Starting with the first line below, extract each line through the one that contains "explode = [0.055, 0.046, 0.07, 0.055, 0.045]", inclusive, excluding pictures.

==============================

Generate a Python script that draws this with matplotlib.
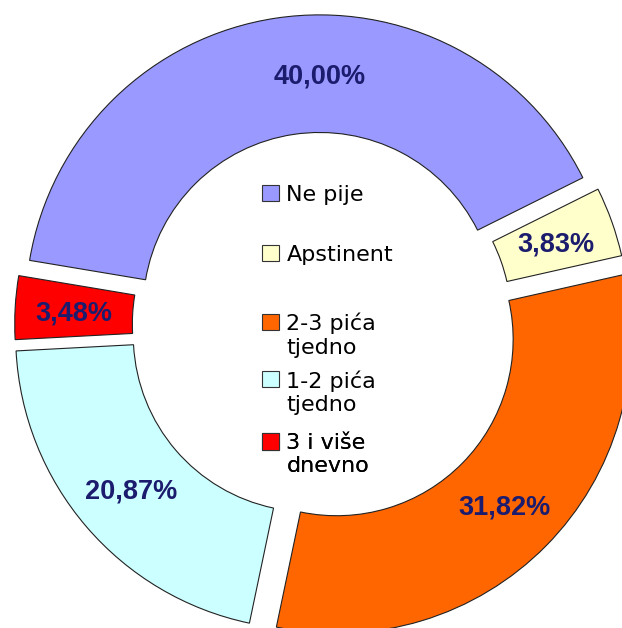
import matplotlib.pyplot as plt
import matplotlib.patches as mpatches
from matplotlib.legend_handler import HandlerPatch

labels = ['Ne pije', 'Apstinent', '2-3 pića\ntjedno', '1-2 pića\ntjedno',
          '3 i više\ndnevno']
shares = [40.00, 3.83, 31.82, 20.87, 3.48]
colors = ['#9999ff', '#ffffcc', '#ff6600', '#ccffff', '#ff0000']
explode = [0.055, 0.046, 0.07, 0.055, 0.045]

# first-line centre of each legend entry, in pixels from the top
legend_rows = [194, 254, 322, 379, 442]

fig = plt.figure(figsize=(6.22, 6.28), dpi=100)
ax = fig.add_axes([0, 0, 1, 1])


def fmt(p):
    return ('%.2f%%' % p).replace('.', ',')


wedges, texts, autotexts = ax.pie(
    shares, explode=explode, colors=colors, startangle=170.5,
    counterclock=False, radius=1.0, autopct=fmt, pctdistance=0.8,
    wedgeprops=dict(width=0.4, edgecolor='#222222', linewidth=0.8),
    textprops=dict(family='Liberation Sans', weight='bold', size=19.5,
                   color='#1c1c6e'))
for t in autotexts:
    t.set_va('center_baseline')

# the big slice has its label right at the top of the ring
cx, cy = wedges[0].center
autotexts[0].set_position((cx, cy + 0.8))


def top_square(nlines):
    # keep the square next to the first line of a wrapped label
    def make(legend, orig_handle, xdescent, ydescent, width, height,
             fontsize):
        shift = 0.6 * fontsize * (nlines - 1)
        return mpatches.Rectangle((-xdescent, -ydescent + shift),
                                  width, height)
    return make


for lab, col, yc in zip(labels, colors, legend_rows):
    h = mpatches.Patch(facecolor=col, edgecolor='#333333', linewidth=0.8)
    nl = lab.count('\n') + 1
    leg = ax.legend([h], [lab], loc='upper left',
                    bbox_to_anchor=(262 / 622, 1 - (yc - 9) / 628),
                    bbox_transform=fig.transFigure, frameon=False,
                    borderpad=0, borderaxespad=0, handlelength=0.75,
                    handleheight=0.75, handletextpad=0.35,
                    handler_map={h: HandlerPatch(patch_func=top_square(nl))},
                    prop=dict(family='DejaVu Sans', size=16))
    ax.add_artist(leg)

ax.set_aspect('auto')
ax.set_xlim(-1.095, 1.020)
ax.set_ylim(-1.031, 1.105)
ax.axis('off')

fig.savefig('out.png', dpi=100)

==============================

__EXERCISE ANSWER__:
Generate a Python script that draws this with matplotlib.
import matplotlib.pyplot as plt
import matplotlib.patches as mpatches
from matplotlib.legend_handler import HandlerPatch

labels = ['Ne pije', 'Apstinent', '2-3 pića\ntjedno', '1-2 pića\ntjedno',
          '3 i više\ndnevno']
shares = [40.00, 3.83, 31.82, 20.87, 3.48]
colors = ['#9999ff', '#ffffcc', '#ff6600', '#ccffff', '#ff0000']
explode = [0.055, 0.046, 0.07, 0.055, 0.045]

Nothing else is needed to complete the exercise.